GIVEN INFORMATION
------------------------------

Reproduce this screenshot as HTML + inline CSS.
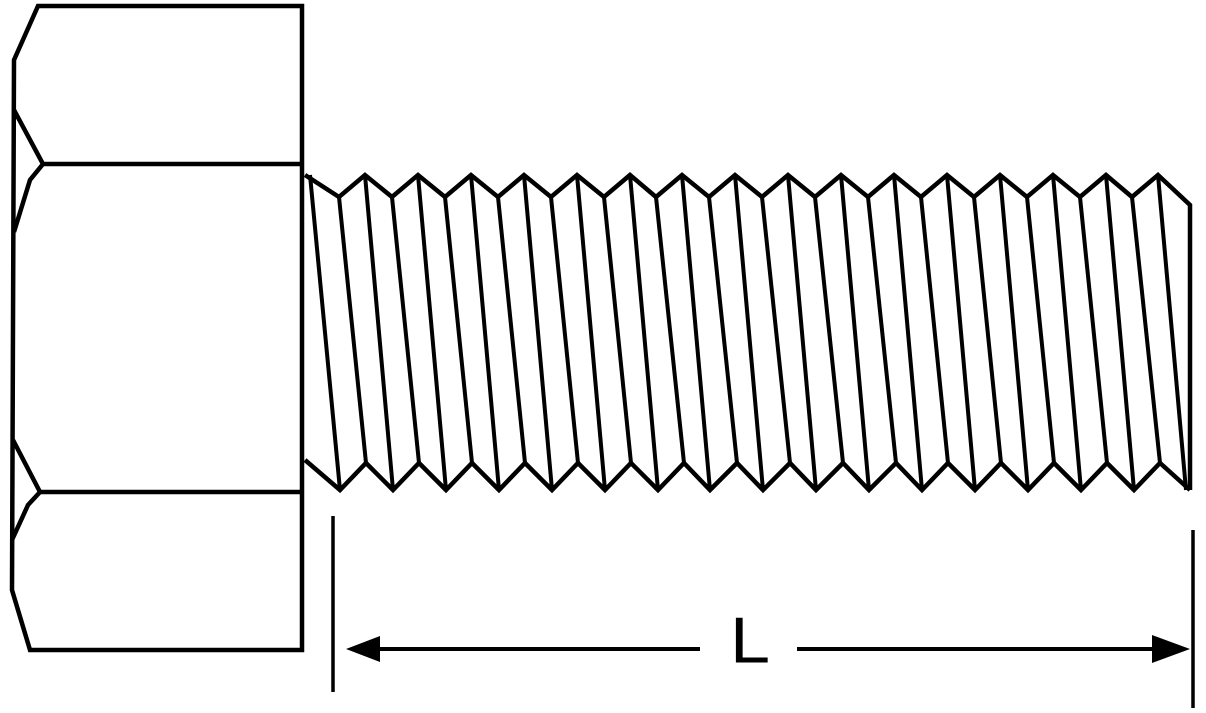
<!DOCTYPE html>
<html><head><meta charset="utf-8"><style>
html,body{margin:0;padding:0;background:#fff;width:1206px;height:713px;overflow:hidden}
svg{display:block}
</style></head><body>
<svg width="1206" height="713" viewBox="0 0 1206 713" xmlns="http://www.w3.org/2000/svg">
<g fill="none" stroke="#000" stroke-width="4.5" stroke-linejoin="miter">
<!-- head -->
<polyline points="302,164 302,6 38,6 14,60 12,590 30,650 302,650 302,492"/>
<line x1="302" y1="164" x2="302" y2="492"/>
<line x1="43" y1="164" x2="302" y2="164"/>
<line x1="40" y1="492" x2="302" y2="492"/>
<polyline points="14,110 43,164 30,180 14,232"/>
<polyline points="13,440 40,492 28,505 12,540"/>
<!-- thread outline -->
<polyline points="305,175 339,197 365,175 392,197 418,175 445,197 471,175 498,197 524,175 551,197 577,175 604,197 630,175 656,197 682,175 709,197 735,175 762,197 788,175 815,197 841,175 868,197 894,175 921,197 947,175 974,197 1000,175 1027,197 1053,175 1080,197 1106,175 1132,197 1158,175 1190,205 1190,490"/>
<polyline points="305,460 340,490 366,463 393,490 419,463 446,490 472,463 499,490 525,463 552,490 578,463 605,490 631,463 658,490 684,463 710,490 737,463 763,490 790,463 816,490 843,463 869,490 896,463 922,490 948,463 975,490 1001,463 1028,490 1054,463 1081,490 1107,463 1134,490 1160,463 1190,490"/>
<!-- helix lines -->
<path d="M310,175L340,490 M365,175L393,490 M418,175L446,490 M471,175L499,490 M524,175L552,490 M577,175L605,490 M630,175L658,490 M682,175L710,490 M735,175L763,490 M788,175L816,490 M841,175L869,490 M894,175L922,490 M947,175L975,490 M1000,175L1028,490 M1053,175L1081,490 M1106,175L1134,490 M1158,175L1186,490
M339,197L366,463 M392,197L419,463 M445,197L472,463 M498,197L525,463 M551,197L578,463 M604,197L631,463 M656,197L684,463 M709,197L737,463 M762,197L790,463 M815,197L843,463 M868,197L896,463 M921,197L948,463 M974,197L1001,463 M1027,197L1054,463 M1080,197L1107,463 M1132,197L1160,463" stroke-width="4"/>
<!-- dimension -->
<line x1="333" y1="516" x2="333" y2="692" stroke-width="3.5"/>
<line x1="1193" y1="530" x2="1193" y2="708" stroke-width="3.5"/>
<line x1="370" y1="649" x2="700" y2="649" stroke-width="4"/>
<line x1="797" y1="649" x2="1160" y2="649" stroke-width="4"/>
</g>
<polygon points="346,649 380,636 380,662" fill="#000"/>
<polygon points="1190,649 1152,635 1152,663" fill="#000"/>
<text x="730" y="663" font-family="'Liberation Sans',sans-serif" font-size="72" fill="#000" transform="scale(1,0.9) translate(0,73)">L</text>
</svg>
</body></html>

------------------------------

DIRECTION
Write out the full set of lines verbatim, without the pictures.

REPLY
Reproduce this screenshot as HTML + inline CSS.
<!DOCTYPE html>
<html><head><meta charset="utf-8"><style>
html,body{margin:0;padding:0;background:#fff;width:1206px;height:713px;overflow:hidden}
svg{display:block}
</style></head><body>
<svg width="1206" height="713" viewBox="0 0 1206 713" xmlns="http://www.w3.org/2000/svg">
<g fill="none" stroke="#000" stroke-width="4.5" stroke-linejoin="miter">
<!-- head -->
<polyline points="302,164 302,6 38,6 14,60 12,590 30,650 302,650 302,492"/>
<line x1="302" y1="164" x2="302" y2="492"/>
<line x1="43" y1="164" x2="302" y2="164"/>
<line x1="40" y1="492" x2="302" y2="492"/>
<polyline points="14,110 43,164 30,180 14,232"/>
<polyline points="13,440 40,492 28,505 12,540"/>
<!-- thread outline -->
<polyline points="305,175 339,197 365,175 392,197 418,175 445,197 471,175 498,197 524,175 551,197 577,175 604,197 630,175 656,197 682,175 709,197 735,175 762,197 788,175 815,197 841,175 868,197 894,175 921,197 947,175 974,197 1000,175 1027,197 1053,175 1080,197 1106,175 1132,197 1158,175 1190,205 1190,490"/>
<polyline points="305,460 340,490 366,463 393,490 419,463 446,490 472,463 499,490 525,463 552,490 578,463 605,490 631,463 658,490 684,463 710,490 737,463 763,490 790,463 816,490 843,463 869,490 896,463 922,490 948,463 975,490 1001,463 1028,490 1054,463 1081,490 1107,463 1134,490 1160,463 1190,490"/>
<!-- helix lines -->
<path d="M310,175L340,490 M365,175L393,490 M418,175L446,490 M471,175L499,490 M524,175L552,490 M577,175L605,490 M630,175L658,490 M682,175L710,490 M735,175L763,490 M788,175L816,490 M841,175L869,490 M894,175L922,490 M947,175L975,490 M1000,175L1028,490 M1053,175L1081,490 M1106,175L1134,490 M1158,175L1186,490
M339,197L366,463 M392,197L419,463 M445,197L472,463 M498,197L525,463 M551,197L578,463 M604,197L631,463 M656,197L684,463 M709,197L737,463 M762,197L790,463 M815,197L843,463 M868,197L896,463 M921,197L948,463 M974,197L1001,463 M1027,197L1054,463 M1080,197L1107,463 M1132,197L1160,463" stroke-width="4"/>
<!-- dimension -->
<line x1="333" y1="516" x2="333" y2="692" stroke-width="3.5"/>
<line x1="1193" y1="530" x2="1193" y2="708" stroke-width="3.5"/>
<line x1="370" y1="649" x2="700" y2="649" stroke-width="4"/>
<line x1="797" y1="649" x2="1160" y2="649" stroke-width="4"/>
</g>
<polygon points="346,649 380,636 380,662" fill="#000"/>
<polygon points="1190,649 1152,635 1152,663" fill="#000"/>
<text x="730" y="663" font-family="'Liberation Sans',sans-serif" font-size="72" fill="#000" transform="scale(1,0.9) translate(0,73)">L</text>
</svg>
</body></html>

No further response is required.